» Extracted information
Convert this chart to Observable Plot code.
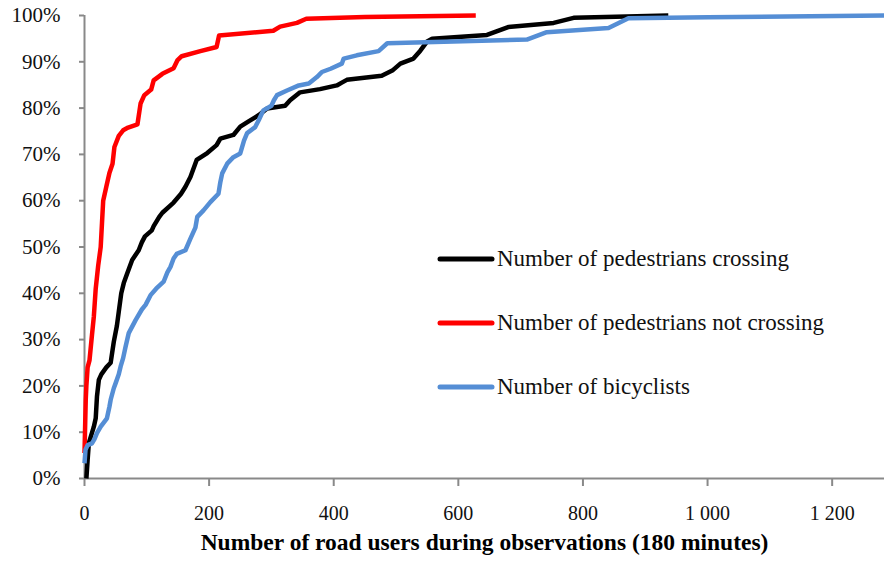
<!DOCTYPE html>
<html>
<head>
<meta charset="utf-8">
<script src="https://cdn.jsdelivr.net/npm/d3@7"></script>
<script src="https://cdn.jsdelivr.net/npm/@observablehq/plot@0.6"></script>
<style>
  html, body { margin: 0; padding: 0; background: #fff; }
</style>
</head>
<body>
<div id="chart"></div>
<script>
// ---- data (x = number of road users, y = cumulative share in %) ----
const seriesNames = ["Number of pedestrians crossing", "Number of pedestrians not crossing", "Number of bicyclists"];
const seriesColors = ["#000000", "#FF0000", "#558ED5"];

const crossingX = [3,5,7,10,15,18,20,23,27,35,42,47,52,55,59,63,68.5,76.5,87,92,97,108,111,120,125,143,155,162,170,180,197,212,218,239,250,264,280,293,322,330,346,378,405,413,421,477,494,507,528,539,550,558,646,680,753,785,937];
const crossingY = [0,4,7.7,9,11.2,13,17.7,21.3,22.5,24,25,29.5,33,36,40,42.2,44.3,47.2,49.3,51,52.3,53.6,54.5,56.5,57.4,59.6,61.5,63,65.1,68.8,70.3,72,73.4,74.2,76,77.2,78.5,79.9,80.5,81.7,83.4,84.1,84.9,85.5,86.1,87,88.1,89.6,90.7,92.4,94.4,95,95.8,97.5,98.4,99.5,100];

const notCrossingX = [0,2,3,5,8,12,15,18,22,26,28,30,35,40,45,48,55,62,70,85,90,96,107,111,125,143,149,156,186,212,216,303,314,341,356,450,628];
const notCrossingY = [5.5,17,20,24,25.5,31,35,41,46,50,55,60,63,66,68,71.6,74,75.2,75.8,76.5,81,82.8,84,86,87.4,88.6,90.3,91.2,92.3,93.2,95.7,96.7,97.6,98.4,99.3,99.7,100];

const bicyclistsX = [0,1.6,5,12,16,20,26,36,40,42,47,50,55,58,62,66,71,82,92,98,106,115,127,133,138,143,148,162,170,178,181,191,202,215,218,221,229,239,250,256,261,274,280,287,300,304,309,325,344,360,373,381,395,413,416,437,472,486,710,742,841,873,1000,1284];
const bicyclistsY = [3.3,6.2,7.2,7.6,8.5,9.8,11.2,13,15.5,17,19.5,20.6,22.5,24.2,26,28.5,31.4,34.2,36.5,37.5,39.6,41,42.5,44.5,45.7,47.5,48.5,49.3,51.8,54.2,56.5,57.9,59.7,61.5,64,65.9,68,69.4,70.2,73,74.6,75.9,77.5,79.5,80.5,81.7,82.8,83.8,84.9,85.3,86.7,87.8,88.5,89.6,90.7,91.4,92.3,94,94.8,96.4,97.3,99.4,99.6,100];

const xTicks = [0,200,400,600,800,1000,1200];
const xTickLabels = ["0","200","400","600","800","1 000","1 200"];
const yTicks = [0,10,20,30,40,50,60,70,80,90,100];
const xTitle = "Number of road users during observations (180 minutes)";

// ---- build table ----
const seriesX = [crossingX, notCrossingX, bicyclistsX];
const seriesY = [crossingY, notCrossingY, bicyclistsY];
const rows = [];
seriesNames.forEach((name, i) => {
  seriesX[i].forEach((x, j) => rows.push({series: name, x, y: seriesY[i][j]}));
});

const axisGray = "#898989";
const serif = "'Liberation Serif', 'DejaVu Serif', serif";

const plot = Plot.plot({
  width: 884,
  height: 566,
  marginLeft: 84,
  marginRight: 0,
  marginTop: 15,
  marginBottom: 88,
  style: {fontFamily: serif, background: "#fff"},
  x: {domain: [0, 1284], axis: null},
  y: {domain: [0, 100], axis: null},
  color: {domain: seriesNames, range: seriesColors},
  marks: [
    Plot.axisY({ticks: yTicks, tickFormat: d => d + "%", tickSize: 5, tickPadding: 19, fontSize: 21, stroke: axisGray, strokeWidth: 2, fill: "#111", label: null}),
    Plot.axisX({ticks: xTicks, tickFormat: d => xTickLabels[xTicks.indexOf(d)], tickSize: 8, tickPadding: 19, fontSize: 20, stroke: axisGray, strokeWidth: 2, fill: "#111", label: null}),
    Plot.ruleX([0], {stroke: axisGray, strokeWidth: 2}),
    Plot.ruleY([0], {stroke: axisGray, strokeWidth: 2}),
    Plot.line(rows, {x: "x", y: "y", z: "series", stroke: "series", strokeWidth: 4.5, strokeLinejoin: "round", strokeLinecap: "butt"}),
    Plot.text([xTitle], {frameAnchor: "bottom", dy: 71, fontSize: 23.5, fontWeight: "bold", fill: "#000"})
  ]
});

document.getElementById("chart").appendChild(plot);

// ---- legend inside the plot area ----
const svg = d3.select(plot);
const legendRows = [259, 323, 387];
const lg = svg.append("g").attr("text-anchor", "start").style("font-family", serif);
seriesNames.forEach((name, i) => {
  lg.append("line")
    .attr("x1", 440).attr("x2", 492)
    .attr("y1", legendRows[i]).attr("y2", legendRows[i])
    .attr("stroke", seriesColors[i]).attr("stroke-width", 5).attr("stroke-linecap", "round");
  lg.append("text")
    .attr("x", 497).attr("y", legendRows[i])
    .attr("dy", "0.32em")
    .attr("text-anchor", "start")
    .attr("font-size", 23)
    .attr("fill", "#111")
    .text(name);
});
</script>
</body>
</html>
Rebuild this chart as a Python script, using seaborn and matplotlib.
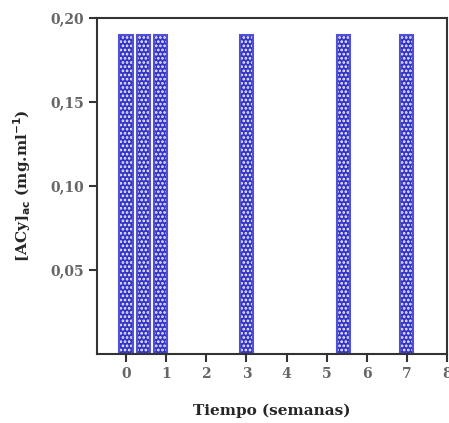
import matplotlib
matplotlib.use("Agg")
import matplotlib.pyplot as plt
import seaborn as sns
import pandas as pd

weeks = [0, 3/7, 6/7, 3, 38/7, 7]
acy = [0.19, 0.19, 0.19, 0.19, 0.19, 0.19]
xticks = [0, 1, 2, 3, 4, 5, 6, 7, 8]
yticks = [0.05, 0.10, 0.15, 0.20]
ytick_labels = ["0,05", "0,10", "0,15", "0,20"]

sns.set_style("ticks")
plt.rcParams['font.family'] = ['DejaVu Serif']
plt.rcParams['hatch.linewidth'] = 1.3

df = pd.DataFrame({"t": weeks, "v": acy})
fig = plt.figure(figsize=(4.49, 4.23), dpi=100)
ax = fig.add_axes([0.216, 0.163, 0.7795, 0.794])
sns.barplot(data=df, x="t", y="v", native_scale=True, width=0.77,
            color="#3535c8", saturation=1, ax=ax)
for p in list(ax.patches):
    p.set_facecolor("#3333c4")
    p.set_edgecolor("#f4f4ff")
    p.set_hatch("....")
    p.set_linewidth(0)
    r = plt.Rectangle((p.get_x(), p.get_y()), p.get_width(), p.get_height(),
                      fill=False, edgecolor="#5050d2", linewidth=1.5)
    ax.add_patch(r)

ax.set_xlim(-0.725, 8)
ax.set_ylim(0, 0.2)
ax.set_xticks(xticks)
ax.set_xticklabels([str(t) for t in xticks])
ax.set_yticks(yticks)
ax.set_yticklabels(ytick_labels)
ax.tick_params(axis='both', direction='out', length=6, width=1.5,
               colors='#333333', labelcolor='#666666', labelsize=10)
for lab in ax.get_yticklabels() + ax.get_xticklabels():
    lab.set_fontweight('bold')
for s in ax.spines.values():
    s.set_visible(True)
    s.set_color('#333333')
    s.set_linewidth(1.5)
ax.set_xlabel("Tiempo (semanas)", fontsize=11, fontweight='bold', labelpad=16)
ax.set_ylabel(r"[ACy]$_{\mathbf{ac}}$ (mg.ml$^{\mathbf{-1}}$)", fontsize=11,
              fontweight='bold', labelpad=12)
fig.savefig("out.png", dpi=100)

» Exercise
Above are some records; extract exactly the lines from the one containing "Rebuild this chart" through the one containing "import pandas as pd" and drop the pictures.

» Output below
Rebuild this chart as a Python script, using seaborn and matplotlib.
import matplotlib
matplotlib.use("Agg")
import matplotlib.pyplot as plt
import seaborn as sns
import pandas as pd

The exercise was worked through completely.